Sarebbe sbagliato, però, leggere questa novità come una sconfitta dell’ala più dura della Procura milanese, e tantomeno come un inizio di sgonfiamento del «Rubygate». Anzi. A Ilda Boccassini - con cui Bruti Liberati ieri si era intrattenuto a lungo, e alla quale aveva verosimilmente preannunciato la dichiarazione alla stampa - non interessava tanto formulare ipotesi di reato relative alle modalità di rilascio di Karima, quanto accertare una volta per tutte, e nei termini più precisi possibili, che comunque l’intervento del capo del governo ci fu: perché è questo intervento, a prescindere dalle sue conseguenze, che nell’ipotesi investigativa della fulva dottoressa dimostra quanto Berlusconi fosse personalmente coinvolto nel rapporto con la ragazza, e quanto tenesse a evitare sue dichiarazioni compromettenti.

Le dichiarazioni, come s’è visto, poi sono arrivate comunque: ma in una tale sarabanda di contraddizioni, di imprecisioni e di marce indietro da rendere improbo il lavoro degli investigatori. Oggi quelle dichiarazioni si accavallano con le altre dichiarazioni, anch’esse difformi una dall’altra, che «Ruby» rilascia agli organi di informazione: e alla fine non si capisce più niente.

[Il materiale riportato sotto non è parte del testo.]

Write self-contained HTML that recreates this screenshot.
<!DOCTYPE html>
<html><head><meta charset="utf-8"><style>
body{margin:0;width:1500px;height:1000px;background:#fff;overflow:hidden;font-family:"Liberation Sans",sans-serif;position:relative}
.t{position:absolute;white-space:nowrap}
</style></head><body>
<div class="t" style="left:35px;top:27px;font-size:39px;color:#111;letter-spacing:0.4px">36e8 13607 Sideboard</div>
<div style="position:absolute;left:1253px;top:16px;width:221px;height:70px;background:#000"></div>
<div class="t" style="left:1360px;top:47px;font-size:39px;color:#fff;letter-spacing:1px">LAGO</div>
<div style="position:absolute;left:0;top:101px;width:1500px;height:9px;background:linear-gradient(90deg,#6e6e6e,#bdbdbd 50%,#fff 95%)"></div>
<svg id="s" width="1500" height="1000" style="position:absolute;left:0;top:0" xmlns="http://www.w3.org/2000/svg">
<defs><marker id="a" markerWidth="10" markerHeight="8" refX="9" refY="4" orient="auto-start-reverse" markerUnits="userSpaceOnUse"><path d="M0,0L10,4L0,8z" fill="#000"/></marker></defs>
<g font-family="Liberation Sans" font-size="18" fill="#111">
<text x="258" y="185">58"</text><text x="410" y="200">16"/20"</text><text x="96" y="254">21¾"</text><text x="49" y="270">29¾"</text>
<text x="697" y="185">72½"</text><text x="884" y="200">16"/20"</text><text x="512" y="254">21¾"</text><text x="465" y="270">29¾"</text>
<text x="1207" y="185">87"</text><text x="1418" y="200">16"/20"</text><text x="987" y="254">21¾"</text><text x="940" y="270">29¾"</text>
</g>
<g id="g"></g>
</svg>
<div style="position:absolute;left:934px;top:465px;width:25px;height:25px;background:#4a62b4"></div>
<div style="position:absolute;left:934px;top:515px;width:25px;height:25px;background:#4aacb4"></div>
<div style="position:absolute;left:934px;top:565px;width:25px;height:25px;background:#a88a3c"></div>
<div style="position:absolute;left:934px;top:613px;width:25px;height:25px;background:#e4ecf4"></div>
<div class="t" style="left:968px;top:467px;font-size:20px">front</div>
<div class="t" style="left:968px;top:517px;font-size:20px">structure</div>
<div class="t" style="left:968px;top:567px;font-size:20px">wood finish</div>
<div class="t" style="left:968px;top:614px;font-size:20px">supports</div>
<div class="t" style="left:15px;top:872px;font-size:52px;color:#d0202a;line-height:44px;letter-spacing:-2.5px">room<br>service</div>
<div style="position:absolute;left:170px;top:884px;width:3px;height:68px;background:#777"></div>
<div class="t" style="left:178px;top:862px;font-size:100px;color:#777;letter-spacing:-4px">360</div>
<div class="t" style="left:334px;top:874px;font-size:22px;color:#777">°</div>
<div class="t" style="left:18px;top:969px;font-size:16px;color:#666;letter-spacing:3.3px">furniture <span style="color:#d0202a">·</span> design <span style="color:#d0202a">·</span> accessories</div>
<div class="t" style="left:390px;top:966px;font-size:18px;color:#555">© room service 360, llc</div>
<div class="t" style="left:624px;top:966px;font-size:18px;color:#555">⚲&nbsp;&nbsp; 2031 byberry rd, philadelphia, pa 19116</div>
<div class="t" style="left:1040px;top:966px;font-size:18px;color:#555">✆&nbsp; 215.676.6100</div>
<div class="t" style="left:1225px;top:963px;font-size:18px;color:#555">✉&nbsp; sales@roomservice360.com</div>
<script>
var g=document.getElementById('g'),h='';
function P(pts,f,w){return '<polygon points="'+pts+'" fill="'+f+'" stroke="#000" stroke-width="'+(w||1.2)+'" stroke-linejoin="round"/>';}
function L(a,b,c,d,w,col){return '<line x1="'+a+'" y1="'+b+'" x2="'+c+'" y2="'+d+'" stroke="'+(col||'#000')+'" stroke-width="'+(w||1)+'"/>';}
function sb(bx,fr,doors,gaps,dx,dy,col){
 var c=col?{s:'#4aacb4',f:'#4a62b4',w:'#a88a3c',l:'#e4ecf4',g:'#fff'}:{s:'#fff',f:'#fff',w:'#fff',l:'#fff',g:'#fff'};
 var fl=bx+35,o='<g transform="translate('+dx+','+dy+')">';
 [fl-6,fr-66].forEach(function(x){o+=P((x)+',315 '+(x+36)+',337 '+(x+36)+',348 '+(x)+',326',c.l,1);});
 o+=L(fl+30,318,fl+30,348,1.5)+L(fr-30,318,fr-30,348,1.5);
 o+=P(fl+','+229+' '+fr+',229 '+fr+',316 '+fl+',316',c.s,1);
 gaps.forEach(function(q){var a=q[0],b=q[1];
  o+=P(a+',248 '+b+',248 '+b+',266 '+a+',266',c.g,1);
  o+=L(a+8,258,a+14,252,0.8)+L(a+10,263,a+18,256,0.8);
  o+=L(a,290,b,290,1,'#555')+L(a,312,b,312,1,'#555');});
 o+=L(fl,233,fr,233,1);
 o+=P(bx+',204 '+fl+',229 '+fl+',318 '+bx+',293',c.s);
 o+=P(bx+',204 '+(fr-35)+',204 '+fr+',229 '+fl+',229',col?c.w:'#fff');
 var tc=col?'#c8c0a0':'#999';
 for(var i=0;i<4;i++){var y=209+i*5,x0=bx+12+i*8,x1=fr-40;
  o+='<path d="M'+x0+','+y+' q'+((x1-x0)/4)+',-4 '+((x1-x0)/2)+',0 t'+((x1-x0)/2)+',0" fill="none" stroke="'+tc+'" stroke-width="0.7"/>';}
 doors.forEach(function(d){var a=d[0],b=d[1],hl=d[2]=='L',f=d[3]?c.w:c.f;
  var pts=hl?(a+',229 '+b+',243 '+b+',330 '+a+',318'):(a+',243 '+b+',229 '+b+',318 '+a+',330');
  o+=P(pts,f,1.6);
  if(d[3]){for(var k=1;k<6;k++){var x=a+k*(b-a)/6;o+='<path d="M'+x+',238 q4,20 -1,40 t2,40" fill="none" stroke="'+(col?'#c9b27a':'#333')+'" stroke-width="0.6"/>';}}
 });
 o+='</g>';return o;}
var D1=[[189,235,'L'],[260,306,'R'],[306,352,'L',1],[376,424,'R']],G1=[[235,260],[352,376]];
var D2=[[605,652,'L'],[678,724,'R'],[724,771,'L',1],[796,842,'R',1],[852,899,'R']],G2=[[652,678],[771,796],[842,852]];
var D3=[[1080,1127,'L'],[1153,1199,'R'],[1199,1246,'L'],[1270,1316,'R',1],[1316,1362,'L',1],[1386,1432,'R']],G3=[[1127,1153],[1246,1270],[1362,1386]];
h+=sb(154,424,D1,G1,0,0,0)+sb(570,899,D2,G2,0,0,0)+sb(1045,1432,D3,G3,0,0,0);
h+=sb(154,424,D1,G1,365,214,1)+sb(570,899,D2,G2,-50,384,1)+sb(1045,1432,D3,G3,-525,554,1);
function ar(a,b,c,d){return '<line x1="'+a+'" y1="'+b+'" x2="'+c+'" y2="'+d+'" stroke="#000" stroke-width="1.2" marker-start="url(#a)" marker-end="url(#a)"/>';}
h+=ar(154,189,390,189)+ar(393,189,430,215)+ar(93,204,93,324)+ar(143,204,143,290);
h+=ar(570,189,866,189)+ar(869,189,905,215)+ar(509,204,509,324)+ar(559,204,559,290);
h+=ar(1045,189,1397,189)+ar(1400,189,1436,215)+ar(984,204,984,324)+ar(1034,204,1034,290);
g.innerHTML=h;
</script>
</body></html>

Quante volte è stata interrogata? Ventitrè volte, come dichiara lei ad «Oggi», o solo tre, come ribatte la Procura milanese? Che ruolo svolse davvero Lele Mora? Intanto Paolo Berlusconi, editore del Giornale, rende noto di non avere avuto mai legami con Luca Giuliante, legale di «Ruby» e di Mora: «Non esiste con lui alcun rapporto di “consolidata amicizia” contrariamente a quanto è apparso su diversi mezzi di disinformazione».